Doctor Who Recap: Season 3, Episode 13: “Last of the Time Lords”

There are a lot of things to admire about Doctor Who’s audacious third season finale, “Last of the Time Lords.”

Doctor Who Recap: Season 3, Episode 13: “Last of the Time Lords”
Photo: BBC

There are a lot of things to admire about Doctor Who’s audacious third season finale, “Last of the Time Lords.” There are also quite a few things that many seem to hate. I’d argue that the episode’s greatest strength resides in its central villain, the Master (John Simm). For the first time in three seasons, the story ends not with the Doctor battling a race of robotic soldiers, but rather with him squaring off against one man with a face and a personality…and that one man is one twisted bastard.
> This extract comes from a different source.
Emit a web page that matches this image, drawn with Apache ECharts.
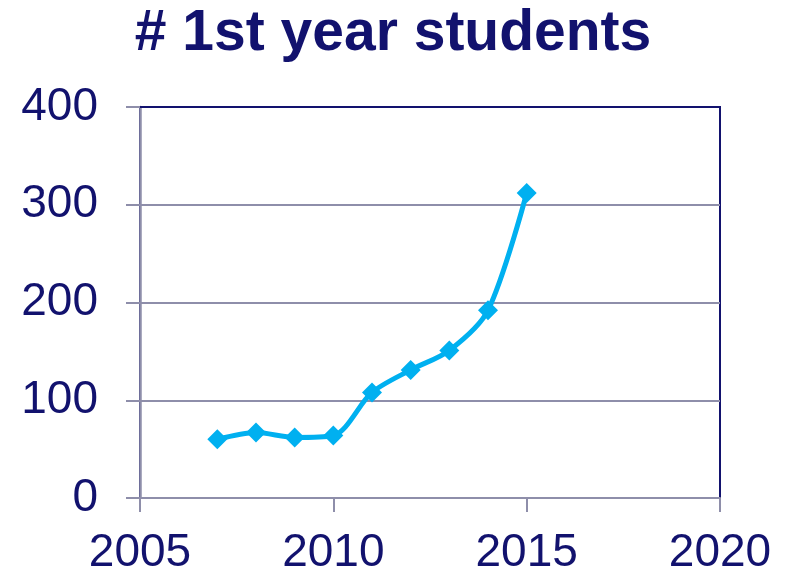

It begins with a title card labeled “One Year Later.” Martha Jones (Freeman Agyeman) travels the world—a world ruled by the Master and his Toclafane servants—and she’s been seemingly built up into something of a mythic figure amongst the populace. Her mission may or may not revolve around a gun that requires four parts split up around the world—a gun that can kill a Time Lord. She also finally discovers the true nature of the Toclafane: They are the deformed, altered final version of the humans of Malcassairo—the ones who were headed for Utopia.

Back onboard the Valiant, the Master lords over the planet, has turned Martha’s family into his servants, Jack (John Barrowman) is in chains and the aged, withered Doctor (David Tennant) is reduced to being forced to live in a small tent on the floor and eat out of bowl marked “Dog”. It’s the sort of bent scenario that Daleks or Cybermen would be incapable on executing because they have little imagination. In addition to all this, he’s built a massive cache of weaponry, which he intends to use against the rest of the universe and the paradox machine is revealed to be the instrument holding the Toclafane paradox in place. The guy is nothing if not ambitious.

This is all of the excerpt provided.